An absorbing and moving page-turner

I experienced some initial difficulty sinking myself in Mac's narration. But I was soon hooked and unable to pull myself away from what proved to be an absorbing page-turner.

When Madeline Was Young is a moving story of a Middle American family, and Mac is a narrator who is easy to like. In fact, all the characters in this book are likable.

It is eldest child Mac's story of when he was young, and he is using the hook of his parents and Madeline's relationship to tell us what he learned about love.

The story that unfolds is a reminder that coming of age can take a lifetime. For Mac, this story can be told in his relationship with his mother, with Madeline, and with his cousin Buddy.
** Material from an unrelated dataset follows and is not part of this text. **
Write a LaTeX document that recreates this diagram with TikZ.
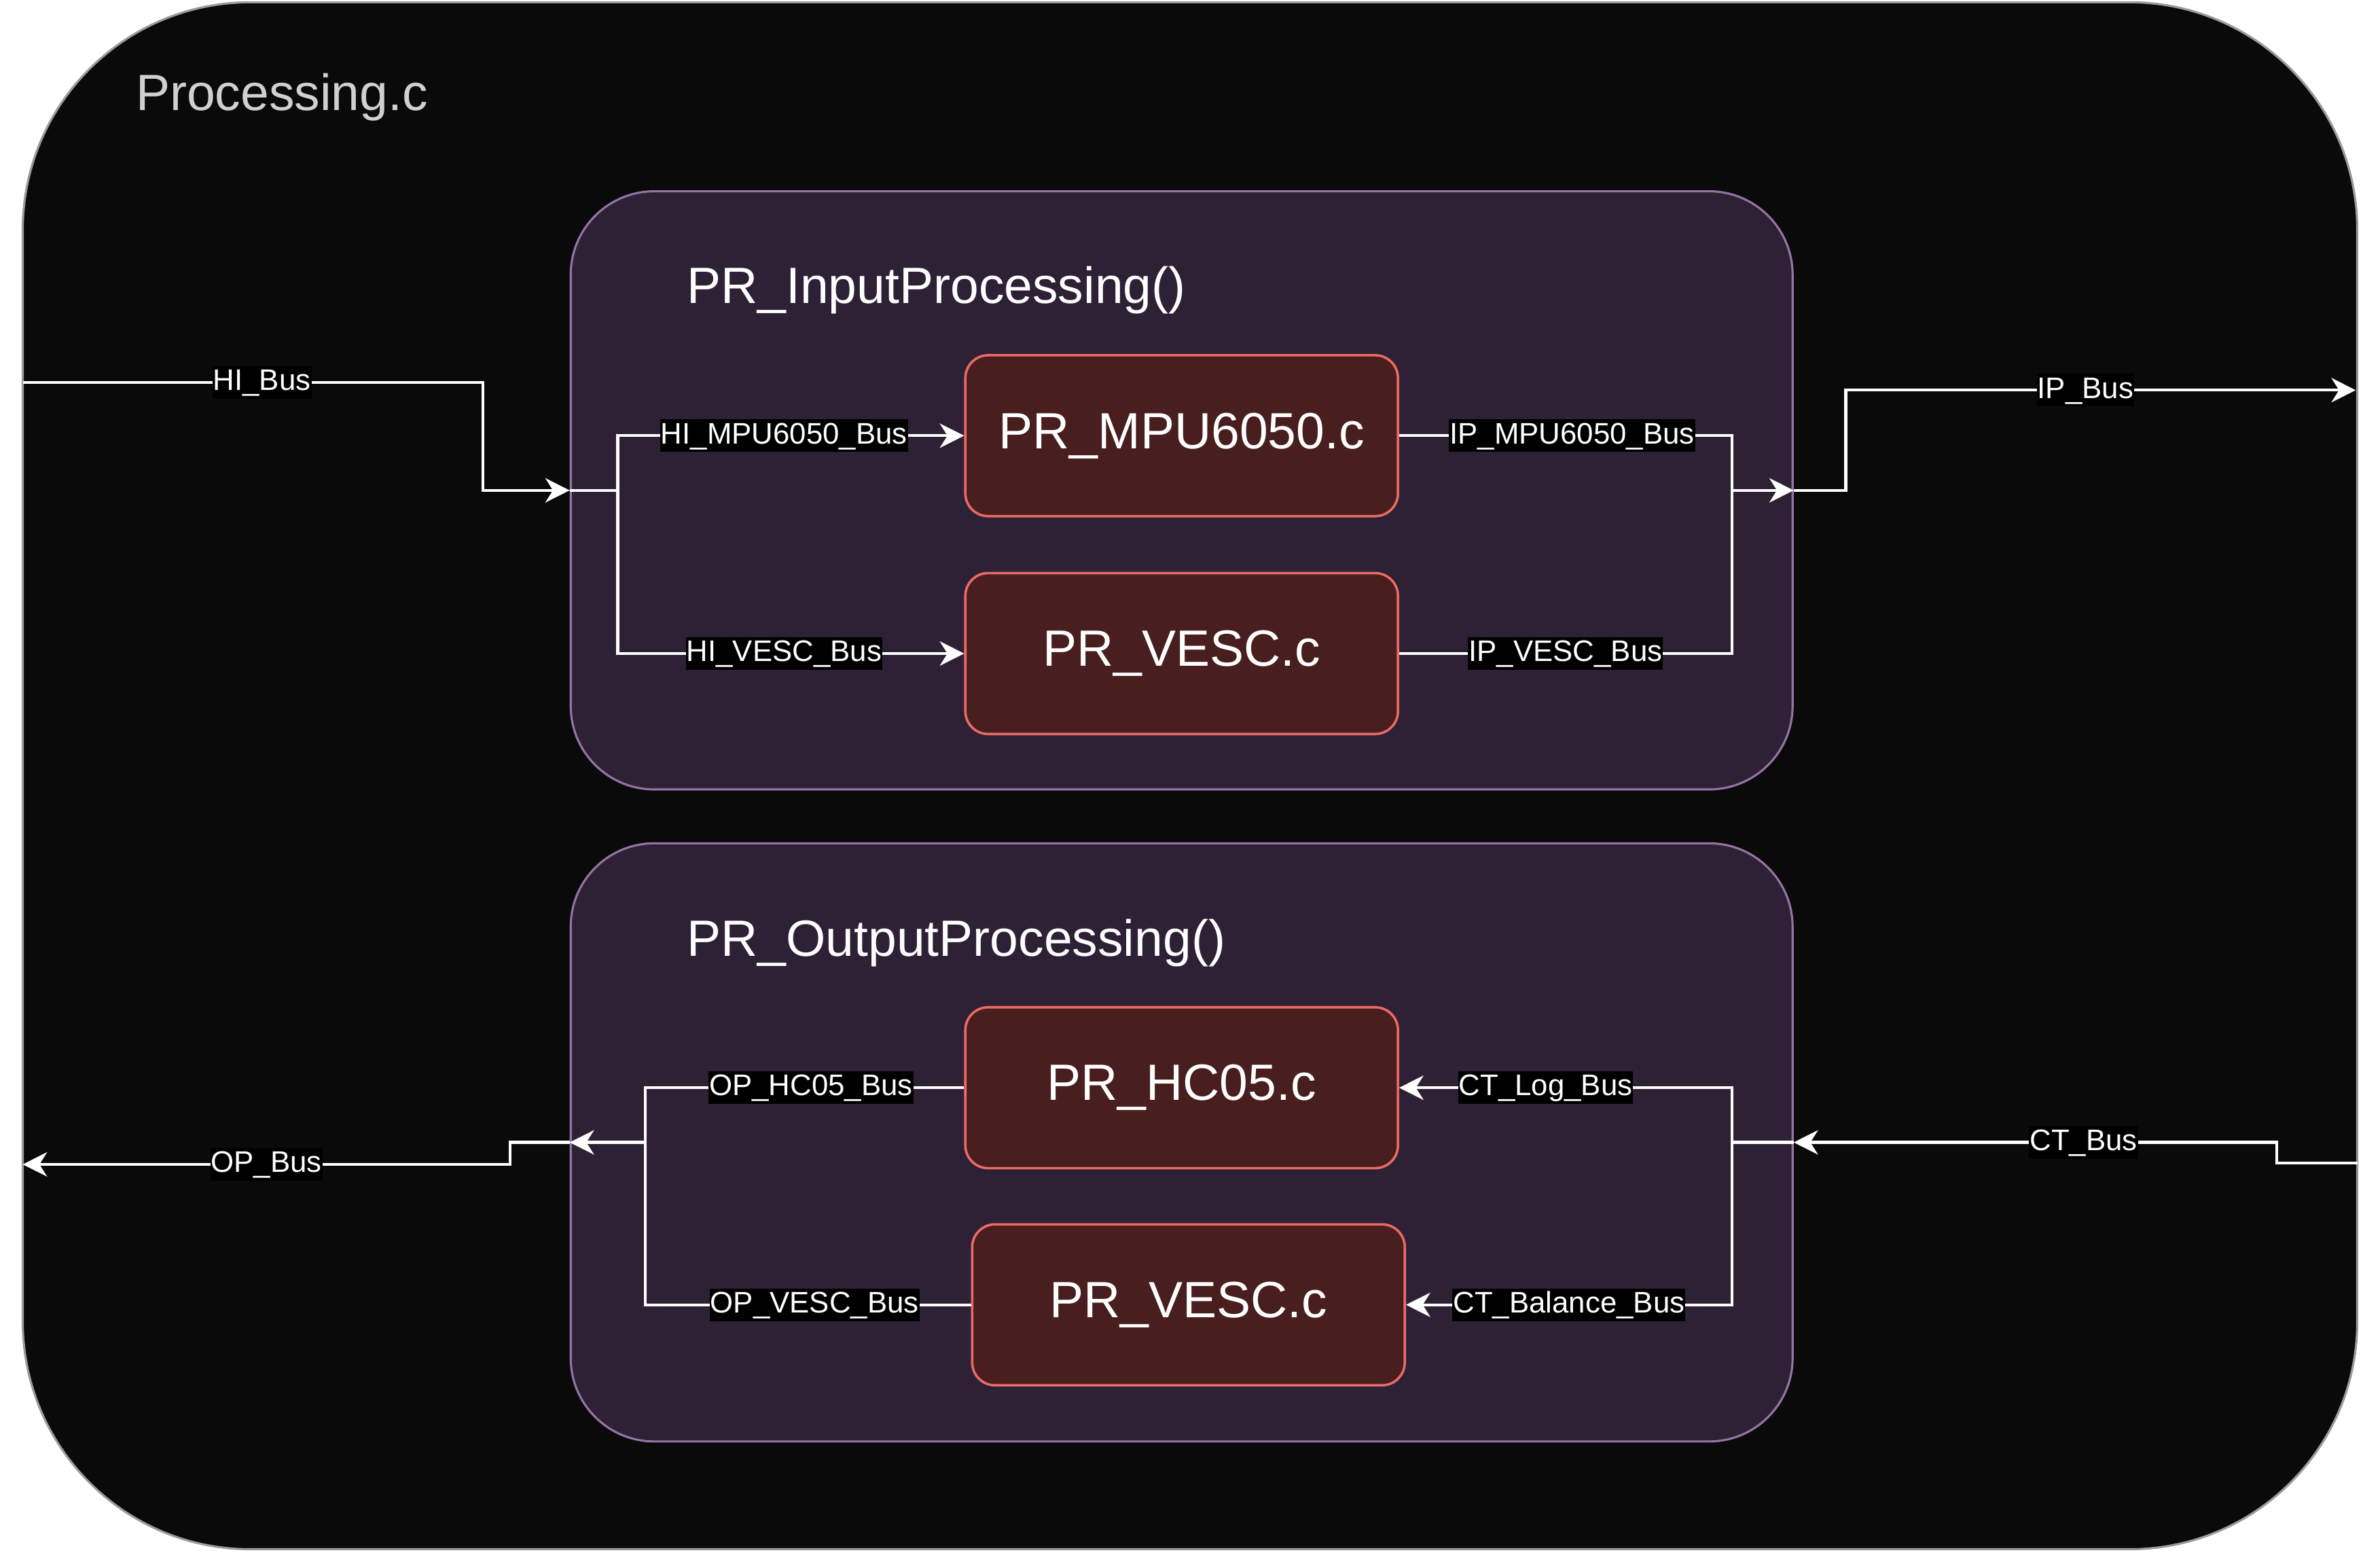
\documentclass[tikz,border=0pt]{standalone}
\usepackage{fontspec}
\setmainfont{Liberation Sans}
\usetikzlibrary{arrows.meta}
\definecolor{outerfill}{HTML}{0A0A0A}
\definecolor{outerline}{HTML}{9A9A9A}
\definecolor{funcfill}{HTML}{2E2135}
\definecolor{funcline}{HTML}{9673A6}
\definecolor{filefill}{HTML}{481E1E}
\definecolor{fileline}{HTML}{EA6B66}
\definecolor{titlegray}{HTML}{D0D0D0}
\tikzset{
    bigfont/.style={font=\fontsize{33.6}{40}\selectfont},
    funcbox/.style={draw=funcline, fill=funcfill, line width=1.4pt, rounded corners=55pt,
        minimum width=805pt, minimum height=394pt, inner sep=0pt},
    filebox/.style={draw=fileline, fill=filefill, line width=1.6pt, rounded corners=15pt,
        minimum width=285pt, minimum height=106pt, inner sep=0pt, text=white, bigfont},
    bus/.style={draw=white, line width=1.9pt},
    tip/.style={-{Stealth[length=16pt,width=16pt,inset=5pt]}},
    lbl/.style={fill=black, text=white, font=\fontsize{19.6}{23}\selectfont,
        inner xsep=0.5pt, inner ysep=1pt, text height=15pt, text depth=4.5pt}
}
\begin{document}
\begin{tikzpicture}[x=1pt,y=-1pt]
        \useasboundingbox (0,0) rectangle (1568,1024);

        % Processing.c
        \node[draw=outerline, fill=outerfill, line width=1.4pt, rounded corners=150pt,
            minimum width=1538pt, minimum height=1019pt, inner sep=0pt] (proc) at (784,511) {};
        \node[anchor=west, text=titlegray, bigfont] (proctitle) at (86,64) {Processing.c};

        % Input
        \node[funcbox] (inbox) at (778.5,323) {};
        \node[anchor=west, text=white, bigfont] (intitle) at (449,191) {PR\_InputProcessing()};
        \node[filebox] (mpu) at (778.5,287) {PR\_MPU6050.c};
        \node[filebox] (vescin) at (778.5,430.5) {PR\_VESC.c};

        % Output
        \node[funcbox] (outbox) at (778.5,752.5) {};
        \node[anchor=west, text=white, bigfont] (outtitle) at (449,621) {PR\_OutputProcessing()};
        \node[filebox] (hc) at (778.5,716.5) {PR\_HC05.c};
        \node[filebox] (vescout) at (783,859.5) {PR\_VESC.c};

        % Punti
        \coordinate (hiin) at (15,252);
        \coordinate (insplit) at (407,323);
        \coordinate (ipsplit) at (1141,323);
        \coordinate (ipout) at (1552,257);
        \coordinate (ctin) at (1553,766);
        \coordinate (ctsplit) at (1141,752.5);
        \coordinate (opsplit) at (425,752.5);
        \coordinate (opout) at (15,767);

        % Bus ingresso
        \draw[bus,tip] (hiin) -- node[lbl,pos=0.52] {HI\_Bus} (318,252) |- (inbox.west);
        \draw[bus] (inbox.west) -- (insplit);
        \draw[bus,tip] (insplit) |- node[lbl,pos=0.74] {HI\_MPU6050\_Bus} (mpu.west);
        \draw[bus,tip] (insplit) |- node[lbl,pos=0.74] {HI\_VESC\_Bus} (vescin.west);
        \draw[bus] (mpu.east) -| node[lbl,pos=0.26] {IP\_MPU6050\_Bus} (ipsplit);
        \draw[bus] (vescin.east) -| node[lbl,pos=0.25] {IP\_VESC\_Bus} (ipsplit);
        \draw[bus,tip] (ipsplit) -- (inbox.east);
        \draw[bus,tip] (inbox.east) -- (1216,323) |- node[lbl,pos=0.735] {IP\_Bus} (ipout);

        % Bus uscita
        \draw[bus,tip] (ctin) -- (1500,766) -- (1500,752.5) -- node[lbl,pos=0.4] {CT\_Bus} (outbox.east);
        \draw[bus] (outbox.east) -- (ctsplit);
        \draw[bus,tip] (ctsplit) |- node[lbl,pos=0.78] {CT\_Log\_Bus} (hc.east);
        \draw[bus,tip] (ctsplit) |- node[lbl,pos=0.75] {CT\_Balance\_Bus} (vescout.east);
        \draw[bus] (hc.west) -| node[lbl,pos=0.24] {OP\_HC05\_Bus} (opsplit);
        \draw[bus] (vescout.west) -| node[lbl,pos=0.24] {OP\_VESC\_Bus} (opsplit);
        \draw[bus,tip] (opsplit) -- (outbox.west);
        \draw[bus,tip] (outbox.west) -- (336,752.5) -- (336,767) -- node[lbl,pos=0.5] {OP\_Bus} (opout);
    \end{tikzpicture}
\end{document}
Mac, who knows Madeline as a sister, narrates the story, and the focus is more on how Madeline affected Mac and his family.

Madeline had married Mac's father Aaron, who incidentally met Mac's mother Julia at their wedding. Madeline and Aaron settled into domestic bliss, the young bride who loved cooking and planning to mother eight children. Then tragedy struck. A bicycle accident puts Madeline in a coma with multiple injuries, including permanent brain damage. This results in her losing her memory and personality.

When Madeline returns home from the hospital, she was essentially a seven-year-old child in the body of a 25-year-old woman. Now Mac is suddenly too aware of the odd situation.

Meanwhile, Mac's mother Julia, a nurse, cared for Madeline in the hospital. Julia and Aaron ate together in the hospital cafeteria. After Madeline returned home, Aaron invited Julia to see the museum in which he worked as an ornithologist.

The two grew closer. As time went by, Madeline and Aaron divorced, Julia and Aaron married. Mac is a sympathetic character. His inaction, his calculated blindness are his flaws, but author Jane Hamilton is clever enough that these serve to make him real, rather than dull.